PROBLEM TO SOLVE:
Nothing in the data should change when you return it, but leave the pictures out.

DATA EXCERPT:
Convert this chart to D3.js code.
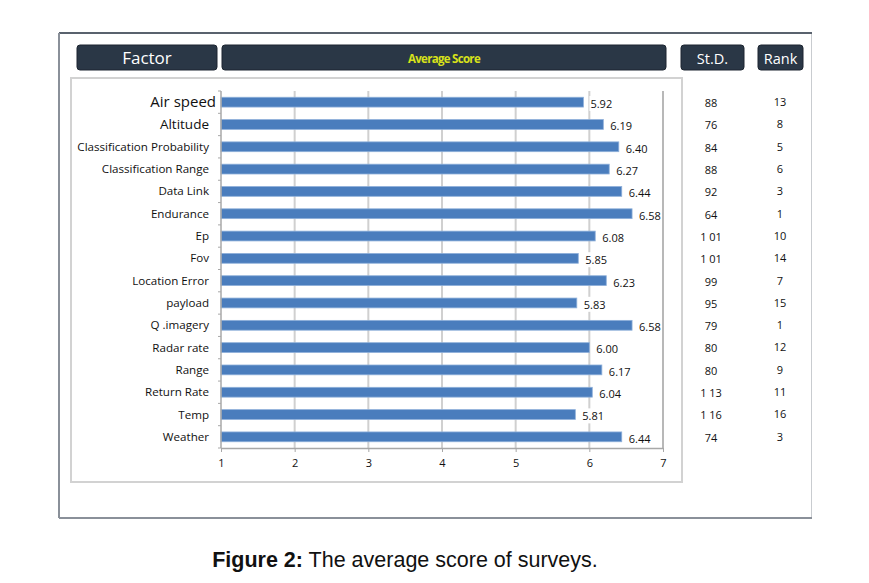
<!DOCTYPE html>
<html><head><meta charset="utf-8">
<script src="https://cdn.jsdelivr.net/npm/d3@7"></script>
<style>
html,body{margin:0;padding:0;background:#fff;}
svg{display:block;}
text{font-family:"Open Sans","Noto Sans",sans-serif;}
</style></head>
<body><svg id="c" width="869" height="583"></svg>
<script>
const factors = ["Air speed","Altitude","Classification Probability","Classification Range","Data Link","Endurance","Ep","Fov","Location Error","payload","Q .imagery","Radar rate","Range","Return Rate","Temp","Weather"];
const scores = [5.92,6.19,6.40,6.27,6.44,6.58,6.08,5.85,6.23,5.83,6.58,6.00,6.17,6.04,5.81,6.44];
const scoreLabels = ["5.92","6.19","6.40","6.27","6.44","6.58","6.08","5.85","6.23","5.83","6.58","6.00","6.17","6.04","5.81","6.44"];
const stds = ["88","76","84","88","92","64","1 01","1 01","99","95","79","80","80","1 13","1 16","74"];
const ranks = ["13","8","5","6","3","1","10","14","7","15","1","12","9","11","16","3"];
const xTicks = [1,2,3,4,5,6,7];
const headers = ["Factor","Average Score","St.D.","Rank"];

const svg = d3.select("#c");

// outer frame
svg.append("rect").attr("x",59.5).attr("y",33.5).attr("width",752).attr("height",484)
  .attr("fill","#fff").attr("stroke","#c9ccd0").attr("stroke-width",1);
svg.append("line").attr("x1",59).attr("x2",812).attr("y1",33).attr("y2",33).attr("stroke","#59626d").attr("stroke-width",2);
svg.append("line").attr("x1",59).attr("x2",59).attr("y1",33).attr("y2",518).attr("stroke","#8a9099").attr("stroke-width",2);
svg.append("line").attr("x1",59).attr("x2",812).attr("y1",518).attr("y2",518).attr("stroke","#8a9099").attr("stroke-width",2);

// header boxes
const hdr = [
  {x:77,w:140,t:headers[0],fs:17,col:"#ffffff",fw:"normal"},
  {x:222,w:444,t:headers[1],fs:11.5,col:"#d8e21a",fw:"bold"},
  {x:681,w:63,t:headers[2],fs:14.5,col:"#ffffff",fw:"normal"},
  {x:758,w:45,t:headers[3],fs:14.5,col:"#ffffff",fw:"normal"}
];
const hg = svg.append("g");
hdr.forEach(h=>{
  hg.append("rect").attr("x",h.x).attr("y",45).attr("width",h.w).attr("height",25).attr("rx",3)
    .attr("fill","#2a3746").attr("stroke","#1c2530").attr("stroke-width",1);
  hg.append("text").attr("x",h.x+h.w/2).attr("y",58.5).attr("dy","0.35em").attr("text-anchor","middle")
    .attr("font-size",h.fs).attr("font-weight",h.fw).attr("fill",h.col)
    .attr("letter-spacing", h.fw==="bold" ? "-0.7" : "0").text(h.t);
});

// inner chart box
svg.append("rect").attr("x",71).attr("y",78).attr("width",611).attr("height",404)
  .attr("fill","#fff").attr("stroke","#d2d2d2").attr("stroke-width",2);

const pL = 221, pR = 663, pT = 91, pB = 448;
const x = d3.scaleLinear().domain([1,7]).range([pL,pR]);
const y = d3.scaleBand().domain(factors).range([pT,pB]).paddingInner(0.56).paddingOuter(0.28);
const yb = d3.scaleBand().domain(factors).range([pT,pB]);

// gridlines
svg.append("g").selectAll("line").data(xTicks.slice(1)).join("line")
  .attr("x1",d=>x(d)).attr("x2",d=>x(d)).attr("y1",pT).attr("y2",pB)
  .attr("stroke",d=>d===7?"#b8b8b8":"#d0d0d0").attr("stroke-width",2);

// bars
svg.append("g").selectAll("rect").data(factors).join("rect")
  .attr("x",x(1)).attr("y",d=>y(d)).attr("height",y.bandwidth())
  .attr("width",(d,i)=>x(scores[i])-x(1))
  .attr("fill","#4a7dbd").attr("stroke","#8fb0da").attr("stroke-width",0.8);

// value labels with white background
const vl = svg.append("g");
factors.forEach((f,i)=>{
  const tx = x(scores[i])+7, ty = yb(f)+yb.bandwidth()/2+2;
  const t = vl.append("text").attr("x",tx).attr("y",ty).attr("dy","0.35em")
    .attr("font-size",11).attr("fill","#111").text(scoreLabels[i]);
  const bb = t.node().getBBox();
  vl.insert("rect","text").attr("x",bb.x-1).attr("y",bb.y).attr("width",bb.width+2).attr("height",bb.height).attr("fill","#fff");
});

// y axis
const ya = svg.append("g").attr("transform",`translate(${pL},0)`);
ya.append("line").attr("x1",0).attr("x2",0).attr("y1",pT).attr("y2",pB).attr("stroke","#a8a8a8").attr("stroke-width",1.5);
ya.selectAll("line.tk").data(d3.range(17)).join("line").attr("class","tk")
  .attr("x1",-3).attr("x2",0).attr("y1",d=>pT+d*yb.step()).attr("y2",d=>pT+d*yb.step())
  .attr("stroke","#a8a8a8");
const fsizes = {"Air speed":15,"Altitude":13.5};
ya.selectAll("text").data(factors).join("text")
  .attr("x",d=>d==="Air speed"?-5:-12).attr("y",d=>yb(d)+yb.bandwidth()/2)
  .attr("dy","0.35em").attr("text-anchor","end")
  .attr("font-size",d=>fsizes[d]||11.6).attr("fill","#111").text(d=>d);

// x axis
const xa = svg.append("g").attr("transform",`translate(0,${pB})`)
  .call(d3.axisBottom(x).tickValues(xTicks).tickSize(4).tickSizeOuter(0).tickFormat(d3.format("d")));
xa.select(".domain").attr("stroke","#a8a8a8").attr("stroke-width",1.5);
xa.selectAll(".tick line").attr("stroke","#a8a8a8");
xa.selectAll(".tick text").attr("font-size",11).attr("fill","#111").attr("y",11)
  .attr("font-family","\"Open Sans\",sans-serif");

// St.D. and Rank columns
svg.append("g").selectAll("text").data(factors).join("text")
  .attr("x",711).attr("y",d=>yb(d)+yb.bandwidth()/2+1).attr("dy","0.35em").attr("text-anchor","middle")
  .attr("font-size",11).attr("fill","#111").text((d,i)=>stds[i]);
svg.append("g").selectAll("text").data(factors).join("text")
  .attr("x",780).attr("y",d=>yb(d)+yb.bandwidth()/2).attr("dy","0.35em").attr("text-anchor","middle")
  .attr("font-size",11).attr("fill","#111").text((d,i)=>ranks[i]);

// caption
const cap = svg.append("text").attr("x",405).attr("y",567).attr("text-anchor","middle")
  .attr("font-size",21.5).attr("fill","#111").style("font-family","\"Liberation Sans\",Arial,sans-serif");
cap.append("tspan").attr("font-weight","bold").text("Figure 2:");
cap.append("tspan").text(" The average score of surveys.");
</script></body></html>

SOLUTION:
Convert this chart to D3.js code.
<!DOCTYPE html>
<html><head><meta charset="utf-8">
<script src="https://cdn.jsdelivr.net/npm/d3@7"></script>
<style>
html,body{margin:0;padding:0;background:#fff;}
svg{display:block;}
text{font-family:"Open Sans","Noto Sans",sans-serif;}
</style></head>
<body><svg id="c" width="869" height="583"></svg>
<script>
const factors = ["Air speed","Altitude","Classification Probability","Classification Range","Data Link","Endurance","Ep","Fov","Location Error","payload","Q .imagery","Radar rate","Range","Return Rate","Temp","Weather"];
const scores = [5.92,6.19,6.40,6.27,6.44,6.58,6.08,5.85,6.23,5.83,6.58,6.00,6.17,6.04,5.81,6.44];
const scoreLabels = ["5.92","6.19","6.40","6.27","6.44","6.58","6.08","5.85","6.23","5.83","6.58","6.00","6.17","6.04","5.81","6.44"];
const stds = ["88","76","84","88","92","64","1 01","1 01","99","95","79","80","80","1 13","1 16","74"];
const ranks = ["13","8","5","6","3","1","10","14","7","15","1","12","9","11","16","3"];
const xTicks = [1,2,3,4,5,6,7];
const headers = ["Factor","Average Score","St.D.","Rank"];

const svg = d3.select("#c");

// outer frame
svg.append("rect").attr("x",59.5).attr("y",33.5).attr("width",752).attr("height",484)
  .attr("fill","#fff").attr("stroke","#c9ccd0").attr("stroke-width",1);
svg.append("line").attr("x1",59).attr("x2",812).attr("y1",33).attr("y2",33).attr("stroke","#59626d").attr("stroke-width",2);
svg.append("line").attr("x1",59).attr("x2",59).attr("y1",33).attr("y2",518).attr("stroke","#8a9099").attr("stroke-width",2);
svg.append("line").attr("x1",59).attr("x2",812).attr("y1",518).attr("y2",518).attr("stroke","#8a9099").attr("stroke-width",2);

// header boxes
const hdr = [
  {x:77,w:140,t:headers[0],fs:17,col:"#ffffff",fw:"normal"},
  {x:222,w:444,t:headers[1],fs:11.5,col:"#d8e21a",fw:"bold"},
  {x:681,w:63,t:headers[2],fs:14.5,col:"#ffffff",fw:"normal"},
  {x:758,w:45,t:headers[3],fs:14.5,col:"#ffffff",fw:"normal"}
];
const hg = svg.append("g");
hdr.forEach(h=>{
  hg.append("rect").attr("x",h.x).attr("y",45).attr("width",h.w).attr("height",25).attr("rx",3)
    .attr("fill","#2a3746").attr("stroke","#1c2530").attr("stroke-width",1);
  hg.append("text").attr("x",h.x+h.w/2).attr("y",58.5).attr("dy","0.35em").attr("text-anchor","middle")
    .attr("font-size",h.fs).attr("font-weight",h.fw).attr("fill",h.col)
    .attr("letter-spacing", h.fw==="bold" ? "-0.7" : "0").text(h.t);
});

// inner chart box
svg.append("rect").attr("x",71).attr("y",78).attr("width",611).attr("height",404)
  .attr("fill","#fff").attr("stroke","#d2d2d2").attr("stroke-width",2);

const pL = 221, pR = 663, pT = 91, pB = 448;
const x = d3.scaleLinear().domain([1,7]).range([pL,pR]);
const y = d3.scaleBand().domain(factors).range([pT,pB]).paddingInner(0.56).paddingOuter(0.28);
const yb = d3.scaleBand().domain(factors).range([pT,pB]);

// gridlines
svg.append("g").selectAll("line").data(xTicks.slice(1)).join("line")
  .attr("x1",d=>x(d)).attr("x2",d=>x(d)).attr("y1",pT).attr("y2",pB)
  .attr("stroke",d=>d===7?"#b8b8b8":"#d0d0d0").attr("stroke-width",2);

// bars
svg.append("g").selectAll("rect").data(factors).join("rect")
  .attr("x",x(1)).attr("y",d=>y(d)).attr("height",y.bandwidth())
  .attr("width",(d,i)=>x(scores[i])-x(1))
  .attr("fill","#4a7dbd").attr("stroke","#8fb0da").attr("stroke-width",0.8);

// value labels with white background
const vl = svg.append("g");
factors.forEach((f,i)=>{
  const tx = x(scores[i])+7, ty = yb(f)+yb.bandwidth()/2+2;
  const t = vl.append("text").attr("x",tx).attr("y",ty).attr("dy","0.35em")
    .attr("font-size",11).attr("fill","#111").text(scoreLabels[i]);
  const bb = t.node().getBBox();
  vl.insert("rect","text").attr("x",bb.x-1).attr("y",bb.y).attr("width",bb.width+2).attr("height",bb.height).attr("fill","#fff");
});

// y axis
const ya = svg.append("g").attr("transform",`translate(${pL},0)`);
ya.append("line").attr("x1",0).attr("x2",0).attr("y1",pT).attr("y2",pB).attr("stroke","#a8a8a8").attr("stroke-width",1.5);
ya.selectAll("line.tk").data(d3.range(17)).join("line").attr("class","tk")
  .attr("x1",-3).attr("x2",0).attr("y1",d=>pT+d*yb.step()).attr("y2",d=>pT+d*yb.step())
  .attr("stroke","#a8a8a8");
const fsizes = {"Air speed":15,"Altitude":13.5};
ya.selectAll("text").data(factors).join("text")
  .attr("x",d=>d==="Air speed"?-5:-12).attr("y",d=>yb(d)+yb.bandwidth()/2)
  .attr("dy","0.35em").attr("text-anchor","end")
  .attr("font-size",d=>fsizes[d]||11.6).attr("fill","#111").text(d=>d);

// x axis
const xa = svg.append("g").attr("transform",`translate(0,${pB})`)
  .call(d3.axisBottom(x).tickValues(xTicks).tickSize(4).tickSizeOuter(0).tickFormat(d3.format("d")));
xa.select(".domain").attr("stroke","#a8a8a8").attr("stroke-width",1.5);
xa.selectAll(".tick line").attr("stroke","#a8a8a8");
xa.selectAll(".tick text").attr("font-size",11).attr("fill","#111").attr("y",11)
  .attr("font-family","\"Open Sans\",sans-serif");

// St.D. and Rank columns
svg.append("g").selectAll("text").data(factors).join("text")
  .attr("x",711).attr("y",d=>yb(d)+yb.bandwidth()/2+1).attr("dy","0.35em").attr("text-anchor","middle")
  .attr("font-size",11).attr("fill","#111").text((d,i)=>stds[i]);
svg.append("g").selectAll("text").data(factors).join("text")
  .attr("x",780).attr("y",d=>yb(d)+yb.bandwidth()/2).attr("dy","0.35em").attr("text-anchor","middle")
  .attr("font-size",11).attr("fill","#111").text((d,i)=>ranks[i]);

// caption
const cap = svg.append("text").attr("x",405).attr("y",567).attr("text-anchor","middle")
  .attr("font-size",21.5).attr("fill","#111").style("font-family","\"Liberation Sans\",Arial,sans-serif");
cap.append("tspan").attr("font-weight","bold").text("Figure 2:");
cap.append("tspan").text(" The average score of surveys.");
</script></body></html>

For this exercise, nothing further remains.